Says Suresh Krishna, MD of Grameen Kuta based in Karnataka: “As there is a 20 per cent rise in overall costs, thanks to CRAR increase, we are heading towards an increase in our interest rates too.
It is also leading to commercialisation of microfinance, which again makes it an expensive exercise and leads to higher rates.”
The MFIs are forced to approach private investors to raise funds for capital adequacy. Krishna says the RBI norms would push MFIs to adapt themselves in a commercial mould and hence charge commercial rates which is unfair to the poor.
But for most MFIs, the immediate solution is to offload portions of their portfolio to willing banks and thus reduce their burden of raising funds.
“When we need 15 per cent more funds than we have, the option is to double investments as well as do off-balance sheet transaction or selling parts of our portfolio to banks,” says Krishna.
Grameen Kuta has been in talks with ABN Amro, Axis Bank, Citibank and Standard Chartered Bank to sell its portfolio.
P N Vasudevan of Equitas, an MFI based in Chennai, says that since it started as a non-banking finance company (NBFC), it was targeting a capital adequacy of 12 to 15 per cent though it was expected to have only 10 per cent.
Equitas, which has a portfolio of Rs 70 crore, caters to about 60,000 urban poor borrowers.
However, Vasudevan questions the need to increase capital adequacy for MFIs.
“Normally for companies which are into risky lending, it is always good to have higher capital adequacy.
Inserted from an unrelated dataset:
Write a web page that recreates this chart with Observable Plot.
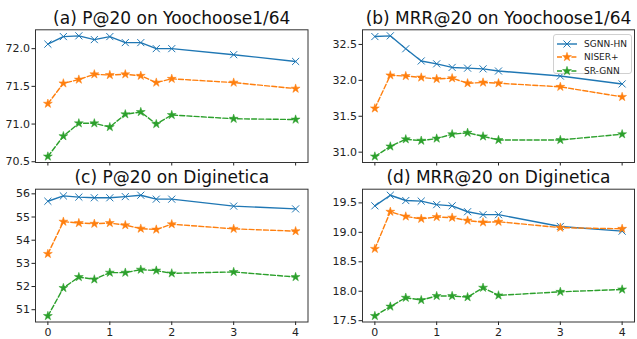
<!DOCTYPE html>
<html><head>
<meta charset="utf-8">
<script src="https://cdn.jsdelivr.net/npm/d3@7"></script>
<script src="https://cdn.jsdelivr.net/npm/@observablehq/plot@0.6"></script>
<style>
body{margin:0;background:#fff;}
#root{position:relative;width:637px;height:339px;overflow:hidden;font-family:"DejaVu Sans",sans-serif;}
.panel{position:absolute;}
#legend{position:absolute;box-sizing:border-box;border:1px solid #d0d0d0;border-radius:3px;background:rgba(255,255,255,0.85);font-size:9px;color:#222;padding:2px 0 0 2px;}
#legend .row{display:flex;align-items:center;height:13.6px;}
#legend svg{margin-right:6px;}
</style>
</head><body><div id="root"></div>
<script>
const xValues = [0, 0.25, 0.5, 0.75, 1, 1.25, 1.5, 1.75, 2, 3, 4];
const xTicks = [0, 1, 2, 3, 4];
const methods = ["SGNN-HN", "NISER+", "SR-GNN"];
const colors = ["#1f77b4", "#ff7f0e", "#2ca02c"];
const symbols = ["times", "star", "star"];
const dashes = [null, "5,2.2", "5,2.2"];
const titles = ["(a) P@20 on Yoochoose1/64", "(b) MRR@20 on Yoochoose1/64", "(c) P@20 on Diginetica", "(d) MRR@20 on Diginetica"];

const aSGNN  = [72.06, 72.16, 72.17, 72.12, 72.16, 72.08, 72.08, 72.00, 72.00, 71.92, 71.83];
const aNISER = [71.27, 71.54, 71.59, 71.66, 71.65, 71.66, 71.64, 71.55, 71.60, 71.55, 71.47];
const aSRGNN = [70.57, 70.84, 71.01, 71.01, 70.96, 71.13, 71.16, 71.00, 71.12, 71.07, 71.06];
const bSGNN  = [32.61, 32.62, 32.44, 32.27, 32.23, 32.18, 32.17, 32.16, 32.13, 32.06, 31.95];
const bNISER = [31.61, 32.07, 32.06, 32.04, 32.02, 32.03, 31.96, 31.97, 31.96, 31.91, 31.77];
const bSRGNN = [30.94, 31.08, 31.18, 31.16, 31.19, 31.25, 31.27, 31.22, 31.17, 31.17, 31.25];
const cSGNN  = [55.68, 55.91, 55.86, 55.83, 55.83, 55.88, 55.94, 55.77, 55.77, 55.47, 55.35];
const cNISER = [53.41, 54.80, 54.74, 54.71, 54.74, 54.65, 54.50, 54.46, 54.69, 54.49, 54.39];
const cSRGNN = [50.73, 51.94, 52.41, 52.31, 52.60, 52.60, 52.73, 52.69, 52.57, 52.63, 52.41];
const dSGNN  = [19.45, 19.63, 19.54, 19.53, 19.47, 19.45, 19.35, 19.30, 19.30, 19.10, 19.02];
const dNISER = [18.72, 19.35, 19.27, 19.23, 19.26, 19.25, 19.20, 19.17, 19.18, 19.08, 19.06];
const dSRGNN = [17.58, 17.74, 17.89, 17.85, 17.92, 17.92, 17.90, 18.06, 17.93, 17.99, 18.03];

const aTicks = [70.5, 71.0, 71.5, 72.0];
const bTicks = [31.0, 31.5, 32.0, 32.5];
const cTicks = [51, 52, 53, 54, 55, 56];
const dTicks = [17.5, 18.0, 18.5, 19.0, 19.5];

const panels = [
  {series: [aSGNN, aNISER, aSRGNN], ticks: aTicks, fmt: ".1f", domain: [70.49, 72.25], left: 0, top: 0, w: 320, h: 175, ml: 35, mr: 12.5, mt: 29.3, mb: 13, xlabels: false},
  {series: [bSGNN, bNISER, bSRGNN], ticks: bTicks, fmt: ".1f", domain: [30.856, 32.704], left: 320, top: 0, w: 317, h: 175, ml: 42, mr: 3, mt: 29.3, mb: 13, xlabels: false},
  {series: [cSGNN, cNISER, cSRGNN], ticks: cTicks, fmt: "d", domain: [50.47, 56.2], left: 0, top: 170, w: 320, h: 169, ml: 35, mr: 12.5, mt: 18.7, mb: 17.5, xlabels: true},
  {series: [dSGNN, dNISER, dSRGNN], ticks: dTicks, fmt: ".1f", domain: [17.4775, 19.7325], left: 320, top: 170, w: 317, h: 169, ml: 42, mr: 3, mt: 18.7, mb: 17.5, xlabels: true}
];

const root = document.getElementById("root");

panels.forEach((p, pi) => {
  const marks = [];
  p.series.forEach((vals, si) => {
    const rows = xValues.map((x, i) => ({x, y: vals[i]}));
    marks.push(Plot.line(rows, {x: "x", y: "y", stroke: colors[si], strokeWidth: 1.4, strokeDasharray: dashes[si]}));
    if (symbols[si] === "times") {
      marks.push(Plot.dot(rows, {x: "x", y: "y", symbol: "times", r: 3.3, stroke: colors[si], strokeWidth: 1}));
    } else {
      marks.push(Plot.dot(rows, {x: "x", y: "y", symbol: "star", r: 2.8, fill: colors[si], stroke: colors[si], strokeWidth: 0.5}));
    }
  });
  const chart = Plot.plot({
    width: p.w, height: p.h,
    marginLeft: p.ml, marginRight: p.mr, marginTop: p.mt, marginBottom: p.mb,
    style: {fontFamily: "DejaVu Sans", fontSize: "11px", overflow: "visible", background: "transparent", color: "#222"},
    x: {domain: [-0.2, 4.2]},
    y: {domain: p.domain},
    marks: [
      Plot.axisY({ticks: p.ticks, tickFormat: d3.format(p.fmt), tickSize: 3.5, tickPadding: 2, fontSize: 11, label: null}),
      Plot.axisX({ticks: xTicks, tickFormat: p.xlabels ? d3.format("d") : () => "", tickSize: 3.5, tickPadding: 3, fontSize: 11, label: null}),
      ...marks,
      Plot.frame({stroke: "#333", strokeWidth: 1}),
      Plot.text([titles[pi]], {frameAnchor: "top", lineAnchor: "bottom", dy: -6, fontSize: 17, fill: "#111"})
    ]
  });
  chart.classList.add("panel");
  chart.style.left = p.left + "px";
  chart.style.top = p.top + "px";
  chart.style.position = "absolute";
  root.appendChild(chart);
});

// legend in panel (b)
const legend = d3.select(root).append("div").attr("id", "legend")
  .style("left", "553px").style("top", "34px").style("width", "79px").style("height", "40px");
methods.forEach((m, i) => {
  const row = legend.append("div").attr("class", "row");
  const s = row.append("svg").attr("width", 22).attr("height", 10);
  s.append("line").attr("x1", 1).attr("x2", 21).attr("y1", 5).attr("y2", 5)
    .attr("stroke", colors[i]).attr("stroke-width", 1.4).attr("stroke-dasharray", dashes[i]);
  const sym = symbols[i] === "times" ? d3.symbolTimes : d3.symbolStar;
  const size = symbols[i] === "times" ? 3.3 * 3.3 * Math.PI : 2.8 * 2.8 * Math.PI;
  s.append("path").attr("transform", "translate(11,5)").attr("d", d3.symbol(sym, size)())
    .attr("fill", symbols[i] === "times" ? "none" : colors[i]).attr("stroke", colors[i]).attr("stroke-width", symbols[i] === "times" ? 1 : 0.5);
  row.append("span").text(m);
});
</script>
</body></html>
However, MFIs are not into such risky business and their loans are generally very small. Hence for MFIs increasing from the current 10 to 12 per cent might have been adequate than 15 per cent,” he says.
Meanwhile, SKS, another microfinance institutions with 1.7 million borrowers, says it will not increase interest rates in the next six months. While it charges 12.5 per cent in Orissa, Andhra Pradesh and Karnataka, it already charges 15 per cent in rest of the country.
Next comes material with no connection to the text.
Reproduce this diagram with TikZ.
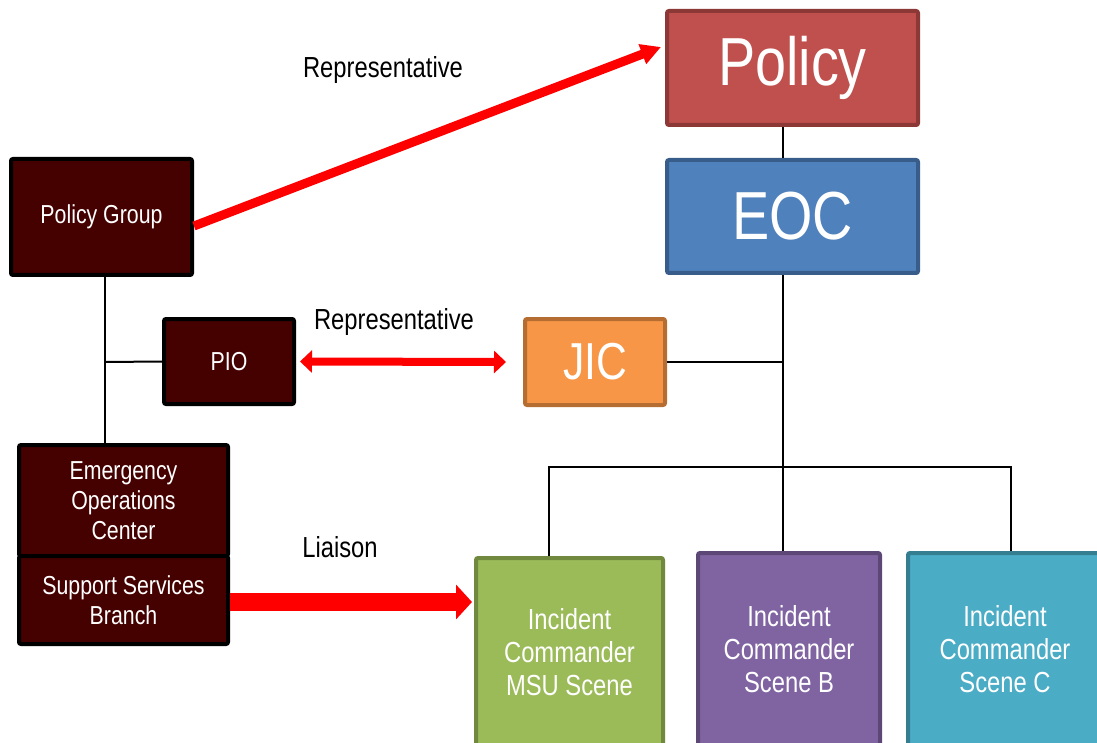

Sitaram Rao, an expert on microfinance and consultant for SKS, says the margin for most MFIs is as little as 1.5 to 2 per cent. “They (MFIs) can take the blow for another six-seven months, hoping that things will improve after that,” says Rao.
Chandrasekhar Ghosh, MD of Bandhan, another MFI, said every MFI is waiting for the other to increase rates.
Bandhan had reduced interest rates from 15 to 12.5 per cent two years ago and feels it can go back to the original now, if pushed to the corner.